Privacy In The Modern Age, Part 2   <– PDF

2          Wrong Attitudes Regarding Privacy

There are some very dangerous popular misconceptions that have served to weaken our overall privacy.  This essay will address four of them, and how, if you’ve fallen prey to one of these, you should consider re-calibrating your thinking on the subject.

I suppose the most common one is “I have nothing to hide, so why should I care what anyone knows?”  That is patently false.  As a matter of principle, you, the citizen, have everything to hide on the grounds that the details of your life are no one else’s business.  They are by definition, only your business, and only those close to you whom you trust to know.  Knowledge regarding you and your family depends on their “need to know”, and you decide who “needs to know”.  Mark “Junior High” Zuckerberg does not need to know how many children you have, or if any of them are toddlers.  Your local sheriff does not need to know where you work or where you live or your occupation.  The members of your local government do not need to know how anything about your income, or how you vote, or if you vote.  Jeff “I own that too” Bezos does not need to know what kind of car you drive, or your opinion on the man-made climate change hoax, or any other opinions you hold.  You business is yours, and theirs is theirs, and the two should never meet.  What do you know about Mark “Junior High” Zuckerberg, or Jeff “I own that too” Bezos, or your local sheriff, or your mayor?  You know virtually nothing about them, other than what they choose to release to the public.  Note the key words: “what they choose to release to the public”.  You should apply the same criteria to yourself and your family: you choose, not them.

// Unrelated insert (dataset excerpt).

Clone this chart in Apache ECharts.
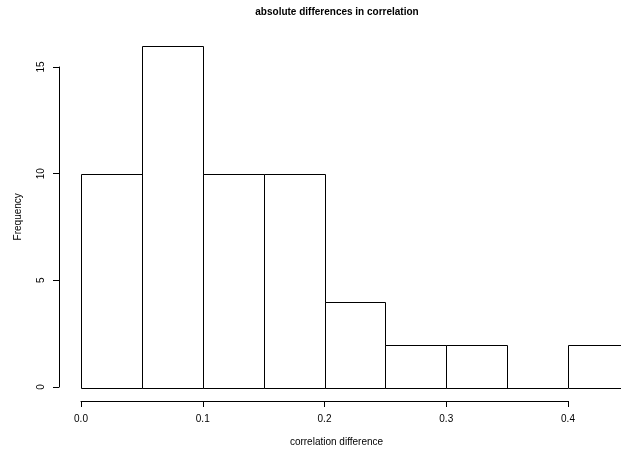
<!DOCTYPE html>
<html>
<head>
<meta charset="utf-8">
<script src="https://cdn.jsdelivr.net/npm/echarts@6/dist/echarts.min.js"></script>
<style>
  html, body { margin: 0; padding: 0; background: #fff; }
  #chart { width: 621px; height: 452px; }
</style>
</head>
<body>
<div id="chart"></div>
<script>
// histogram bins (start, end) and counts
const binStarts = [0.00, 0.05, 0.10, 0.15, 0.20, 0.25, 0.30, 0.35, 0.40];
const binEnds = [0.05, 0.10, 0.15, 0.20, 0.25, 0.30, 0.35, 0.40, 0.45];
const counts = [10, 16, 10, 10, 4, 2, 2, 0, 2];

const font = "'Liberation Sans', Arial, Helvetica, sans-serif";

const chart = echarts.init(document.getElementById('chart'));

const histData = binStarts.map((s, i) => [s, binEnds[i], counts[i]]);

const option = {
  animation: false,
  backgroundColor: '#fff',
  title: {
    text: 'absolute differences in correlation',
    left: 332,
    textAlign: 'center',
    top: 2,
    textStyle: { fontFamily: font, fontSize: 10, fontWeight: 'bold', color: '#000' },
  },
  grid: [
    // axes grid (R draws axes only over pretty range)
    { left: 81, width: 487, top: 67, bottom: 64 },
    // bars grid, cut at the right edge like the original
    { left: 81, width: 540, top: 45.6, bottom: 64 },
  ],
  xAxis: [
    {
      gridIndex: 0,
      type: 'value',
      min: 0,
      max: 0.4,
      interval: 0.1,
      offset: 14,
      name: 'correlation difference',
      nameLocation: 'middle',
      nameGap: 36,
      nameTextStyle: { fontFamily: font, fontSize: 10, color: '#000', padding: [0, 0, 0, 24] },
      splitLine: { show: false },
      axisLine: { show: true, onZero: false, lineStyle: { color: '#000', width: 1 } },
      axisTick: { show: true, length: 6, lineStyle: { color: '#000' } },
      axisLabel: {
        margin: 13,
        fontFamily: font,
        fontSize: 10,
        color: '#000',
        formatter: (v) => v.toFixed(1),
      },
    },
    {
      gridIndex: 1,
      type: 'value',
      min: 0,
      max: 540 / 1217.5,
      show: false,
    },
  ],
  yAxis: [
    {
      gridIndex: 0,
      type: 'value',
      min: 0,
      max: 15,
      interval: 5,
      offset: 22,
      splitLine: { show: false },
      axisLine: { show: true, onZero: false, lineStyle: { color: '#000', width: 1 } },
      axisTick: { show: true, length: 6, lineStyle: { color: '#000' } },
      axisLabel: {
        rotate: 90,
        margin: 13,
        fontFamily: font,
        fontSize: 10,
        color: '#000',
      },
    },
    {
      gridIndex: 1,
      type: 'value',
      min: 0,
      max: 16,
      name: 'Frequency',
      nameLocation: 'middle',
      nameGap: 58,
      nameTextStyle: { fontFamily: font, fontSize: 10, color: '#000' },
      axisLine: { show: false },
      axisTick: { show: false },
      axisLabel: { show: false },
      splitLine: { show: false },
    },
  ],
  series: [
    {
      type: 'custom',
      xAxisIndex: 1,
      yAxisIndex: 1,
      data: histData,
      clip: false,
      renderItem(params, api) {
        const p0 = api.coord([api.value(0), api.value(2)]);
        const p1 = api.coord([api.value(1), 0]);
        const x0 = Math.round(p0[0]);
        const x1 = Math.round(p1[0]);
        const yTop = Math.round(p0[1]);
        const yBase = Math.round(p1[1]);
        if (yTop === yBase) {
          // empty bin: R draws it as a flat line on the baseline
          return {
            type: 'line',
            shape: { x1: x0, y1: yBase + 0.5, x2: x1, y2: yBase + 0.5 },
            style: { stroke: '#000', lineWidth: 1 },
          };
        }
        return {
          type: 'rect',
          shape: { x: x0 + 0.5, y: yTop + 0.5, width: x1 - x0, height: yBase - yTop },
          style: { fill: '#fff', stroke: '#000', lineWidth: 1 },
        };
      },
    },
  ],
};

chart.setOption(option);
</script>
</body>
</html>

Another common falsehood is “I am not a crook, so it doesn’t matter who knows what.”  There are two problems with this one.  First is, given the large mass of confusing and contradictory legislation, court rulings, and bureaucratic edicts, how do you know you’re not a crook?  The truth is, in this modern age, you are a crook if any penny-ante bureaucrat decides to make you a crook, even if you haven’t actually violated any law.  It is not even necessary to charge you with anything; all they have to do is put you “under investigation”, or spread a few rumors.  Enough innocuous information about you can be pieced together in such a way that you appear to be a crook.  The second problem is that even innocuous information can make you a target for blackmail, if it is construed “in the right way”.  Remember, the government already assumes you are a crook, since you are required to sign your tax forms under penalty of perjury.

The third common fallacy is “no one is interested in me”.  The fact is that everyone is interested in you, albeit for different reasons.  The commercial world is interested so they can send you advertisements and sell your data to other advertisers and “interested parties”, although you do not know who the “interested parties” are.  The government is interested because it wants to know who holds what political opinions, which is to say, whether you are a friend or an enemy of the political establishment.  It is worse than that: now that “political correctness” has reached extreme levels, one post on an obscure social media site can get you fired from your job, and it is possible that you could have difficulty finding work.  You can be denied the ability to provide for your family because some screeching moron with political or media connections was offended (or pretends to be offended) by some comment you made.  The lesson here is: if you tell them something, the commercial world will try to sell you something, and the political world will try to regulate you.  Both are equally bad because you, the citizen, have allowed yourself to become a commodity to be used and abused as the powerful see fit.  Since you are the commodity, there is always an interest in you.

The last one I’ll consider is “the government cannot do anything they want.”  How do you know?  Can your mayor call the IRS and get copies of all your tax returns?  Can the local school board access a database and find out if you are opposed to “Core Math”?  There is no way for us, the common citizen, to know if any of these are happening.  Certainly government employees are not going to admit to doing anything that violates their oaths, or that openly violates your rights.  But it would be short-sighted to assume that governments and corporations are not cooperating; a government can hire a private corporation to do indirectly what the government cannot do directly.  No one is going to tell us anything about what the government and corporations are actually doing with any data about us.  There is no reason to assume that corporations or the government are keeping their “privacy” promises.  Therefore, there is no reason for you, the citizen, to tell them anything of value.

There are no doubt a great many other common fallacies about privacy, but I think you get the idea.  Privacy is exactly what it says it means: it is private until you say otherwise.